Scene, the word you use, is a good place to start. I’m a television junkie. I spend a lot of time thinking about the episode and the scene as forms, and because I grew up with a father who is a photographer and a brother who is a painter, I spent unruly chunks of my childhood looking at the world through viewfinders and frames, little scenes frozen in time. I love the way an episode frames time and a scene frames the characters within it. I love when characters act differently from one scene to the next, different frame, different behavior.

When it comes to poetry, I often think of poems as episodes, which maybe means the books are seasons in that analogy. That could account for some of the convulsive shifts in tone and behavior in my poems. Some poems are season openers, some poems are bottle episodes, some poems are finales. An episode is built from a series of scenes, much in the same way that a poem is built from a series of lines. I often ask myself, in a given poem, where the camera is located. Whose perspective is being forced?

I think all of this thinking broke me in for writing a novel, or at least broke me in for writing the novel I wanted to write, which is a book composed of scenes. I’ve said in the past that I wanted to write a book about nothing—an obvious homage to another television show I love—but I also wanted to write a book in which every scene captures a feeling, whether that feeling is paranoia or obsession or doom. I also want every sentence to be interesting, much in the same way that every line in a poem should be interesting and every scene in an episode of TV should be interesting. 

Tell me more about wanting “a book about nothing.” It seems to brush up against the standard form of a novel.

Maybe a book about nothingness is a better way to put it. In the novel, I use an epigraph from the French writer Edouard Levé, author of a punishing book called Autoportrait, and though I wouldn’t call the book I’m writing autofiction, I do think it’s handcuffed to a specific problem, which is the question of what happens to a person when he gets laid off in the United States.

If we want to use The Inferno as a corollary: quitting a job is sort of paradise, getting fired from a job can be literal hell, but a person who finds himself laid off from a job in the United States often finds himself in limbo. It’s an in-between state whose setting is nothingness. I’m trying to speak to this problem, and while I think the story I’m telling offers some answers, it’s probably more honest to say that the answer is the story itself. 
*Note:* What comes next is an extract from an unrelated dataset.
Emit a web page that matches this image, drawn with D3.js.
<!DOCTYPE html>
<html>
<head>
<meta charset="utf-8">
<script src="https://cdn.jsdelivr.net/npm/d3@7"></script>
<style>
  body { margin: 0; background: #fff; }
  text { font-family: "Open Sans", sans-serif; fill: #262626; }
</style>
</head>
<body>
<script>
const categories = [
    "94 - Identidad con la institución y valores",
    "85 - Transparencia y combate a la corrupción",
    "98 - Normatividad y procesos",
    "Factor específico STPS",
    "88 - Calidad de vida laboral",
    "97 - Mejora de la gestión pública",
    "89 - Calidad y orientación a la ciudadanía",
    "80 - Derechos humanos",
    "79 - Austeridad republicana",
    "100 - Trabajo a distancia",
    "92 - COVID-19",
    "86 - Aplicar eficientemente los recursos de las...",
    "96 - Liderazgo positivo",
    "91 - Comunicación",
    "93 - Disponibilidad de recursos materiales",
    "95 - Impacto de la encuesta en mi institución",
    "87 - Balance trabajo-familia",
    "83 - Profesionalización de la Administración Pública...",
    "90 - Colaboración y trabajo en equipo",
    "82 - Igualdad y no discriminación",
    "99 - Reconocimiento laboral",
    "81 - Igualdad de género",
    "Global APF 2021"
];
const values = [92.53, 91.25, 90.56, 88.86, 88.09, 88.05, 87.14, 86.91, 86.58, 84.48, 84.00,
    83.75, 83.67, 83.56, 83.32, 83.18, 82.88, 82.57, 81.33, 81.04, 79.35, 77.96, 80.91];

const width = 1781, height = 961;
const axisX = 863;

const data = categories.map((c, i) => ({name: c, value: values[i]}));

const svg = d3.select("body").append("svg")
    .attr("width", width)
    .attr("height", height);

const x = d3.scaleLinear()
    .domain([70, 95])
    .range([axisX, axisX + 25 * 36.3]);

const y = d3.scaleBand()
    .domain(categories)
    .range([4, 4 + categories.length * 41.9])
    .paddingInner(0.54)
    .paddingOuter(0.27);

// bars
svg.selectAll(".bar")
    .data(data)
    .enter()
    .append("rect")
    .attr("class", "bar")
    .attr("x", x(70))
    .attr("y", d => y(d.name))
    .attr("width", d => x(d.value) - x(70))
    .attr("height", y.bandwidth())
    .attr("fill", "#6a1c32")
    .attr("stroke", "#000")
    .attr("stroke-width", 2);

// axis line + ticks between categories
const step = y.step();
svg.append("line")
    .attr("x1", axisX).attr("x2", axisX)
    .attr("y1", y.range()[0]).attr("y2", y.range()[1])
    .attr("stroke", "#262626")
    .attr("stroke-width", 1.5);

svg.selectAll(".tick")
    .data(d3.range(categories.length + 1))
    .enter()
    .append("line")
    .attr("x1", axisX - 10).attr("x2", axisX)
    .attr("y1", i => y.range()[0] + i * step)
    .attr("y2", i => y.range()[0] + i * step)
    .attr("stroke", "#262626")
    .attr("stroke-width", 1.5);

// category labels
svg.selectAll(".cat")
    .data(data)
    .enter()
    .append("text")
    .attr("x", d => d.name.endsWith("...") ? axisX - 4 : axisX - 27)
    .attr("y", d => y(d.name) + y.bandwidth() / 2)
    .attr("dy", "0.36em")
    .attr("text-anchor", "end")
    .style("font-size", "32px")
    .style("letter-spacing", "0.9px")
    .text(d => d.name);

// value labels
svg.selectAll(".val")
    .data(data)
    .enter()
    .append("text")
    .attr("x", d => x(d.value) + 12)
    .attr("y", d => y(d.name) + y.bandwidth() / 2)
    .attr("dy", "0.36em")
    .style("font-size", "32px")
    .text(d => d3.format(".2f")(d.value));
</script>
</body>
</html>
I like when TV critics describe the stories they love less in terms of narrative and more in terms of the atmosphere or vibe they allow their audiences to live inside. The question for that audience becomes whether or not they want to hang out inside that world, with that voice, for three hours or 30 minutes or a few hundred pages. As much as I’m writing a book about nothing, I’m writing a book that wants you to hang out with me for a few hundred pages.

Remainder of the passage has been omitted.